Aim —
Quote exactly the lines spanning from the top of the data below to the line that contains "color=txt, linespacing=1.4)", including both.

'''

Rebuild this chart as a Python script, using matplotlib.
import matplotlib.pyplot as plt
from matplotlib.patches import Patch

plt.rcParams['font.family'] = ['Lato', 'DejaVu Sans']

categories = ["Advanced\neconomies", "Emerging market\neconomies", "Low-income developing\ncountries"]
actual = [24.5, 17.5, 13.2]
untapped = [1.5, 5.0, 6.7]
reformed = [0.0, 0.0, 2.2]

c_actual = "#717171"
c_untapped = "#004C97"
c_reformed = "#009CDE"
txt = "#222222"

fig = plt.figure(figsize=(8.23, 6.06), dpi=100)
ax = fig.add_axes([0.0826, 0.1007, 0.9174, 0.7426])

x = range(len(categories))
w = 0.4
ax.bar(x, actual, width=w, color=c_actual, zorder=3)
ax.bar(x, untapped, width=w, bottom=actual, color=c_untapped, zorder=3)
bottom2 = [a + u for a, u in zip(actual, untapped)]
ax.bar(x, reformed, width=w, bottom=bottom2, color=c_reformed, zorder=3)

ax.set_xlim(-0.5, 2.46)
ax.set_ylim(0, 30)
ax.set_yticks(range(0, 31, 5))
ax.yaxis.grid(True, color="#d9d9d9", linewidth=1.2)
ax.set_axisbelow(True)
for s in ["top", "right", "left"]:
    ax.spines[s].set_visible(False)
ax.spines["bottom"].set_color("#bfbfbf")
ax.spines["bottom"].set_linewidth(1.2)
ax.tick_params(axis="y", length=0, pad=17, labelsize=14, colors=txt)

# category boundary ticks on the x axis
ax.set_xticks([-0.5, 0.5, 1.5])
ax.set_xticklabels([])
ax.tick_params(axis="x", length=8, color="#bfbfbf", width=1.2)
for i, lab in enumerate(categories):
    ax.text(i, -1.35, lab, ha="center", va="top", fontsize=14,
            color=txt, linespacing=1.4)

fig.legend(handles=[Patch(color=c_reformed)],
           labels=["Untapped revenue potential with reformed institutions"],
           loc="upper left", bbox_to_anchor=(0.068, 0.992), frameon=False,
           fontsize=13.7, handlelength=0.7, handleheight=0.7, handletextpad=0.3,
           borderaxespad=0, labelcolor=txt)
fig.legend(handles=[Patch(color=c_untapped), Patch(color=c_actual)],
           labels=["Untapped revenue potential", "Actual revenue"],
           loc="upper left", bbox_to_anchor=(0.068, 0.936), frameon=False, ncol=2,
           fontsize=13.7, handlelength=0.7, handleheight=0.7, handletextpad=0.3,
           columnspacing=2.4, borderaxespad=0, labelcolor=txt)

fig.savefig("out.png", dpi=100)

'''

Output below —
Rebuild this chart as a Python script, using matplotlib.
import matplotlib.pyplot as plt
from matplotlib.patches import Patch

plt.rcParams['font.family'] = ['Lato', 'DejaVu Sans']

categories = ["Advanced\neconomies", "Emerging market\neconomies", "Low-income developing\ncountries"]
actual = [24.5, 17.5, 13.2]
untapped = [1.5, 5.0, 6.7]
reformed = [0.0, 0.0, 2.2]

c_actual = "#717171"
c_untapped = "#004C97"
c_reformed = "#009CDE"
txt = "#222222"

fig = plt.figure(figsize=(8.23, 6.06), dpi=100)
ax = fig.add_axes([0.0826, 0.1007, 0.9174, 0.7426])

x = range(len(categories))
w = 0.4
ax.bar(x, actual, width=w, color=c_actual, zorder=3)
ax.bar(x, untapped, width=w, bottom=actual, color=c_untapped, zorder=3)
bottom2 = [a + u for a, u in zip(actual, untapped)]
ax.bar(x, reformed, width=w, bottom=bottom2, color=c_reformed, zorder=3)

ax.set_xlim(-0.5, 2.46)
ax.set_ylim(0, 30)
ax.set_yticks(range(0, 31, 5))
ax.yaxis.grid(True, color="#d9d9d9", linewidth=1.2)
ax.set_axisbelow(True)
for s in ["top", "right", "left"]:
    ax.spines[s].set_visible(False)
ax.spines["bottom"].set_color("#bfbfbf")
ax.spines["bottom"].set_linewidth(1.2)
ax.tick_params(axis="y", length=0, pad=17, labelsize=14, colors=txt)

# category boundary ticks on the x axis
ax.set_xticks([-0.5, 0.5, 1.5])
ax.set_xticklabels([])
ax.tick_params(axis="x", length=8, color="#bfbfbf", width=1.2)
for i, lab in enumerate(categories):
    ax.text(i, -1.35, lab, ha="center", va="top", fontsize=14,
            color=txt, linespacing=1.4)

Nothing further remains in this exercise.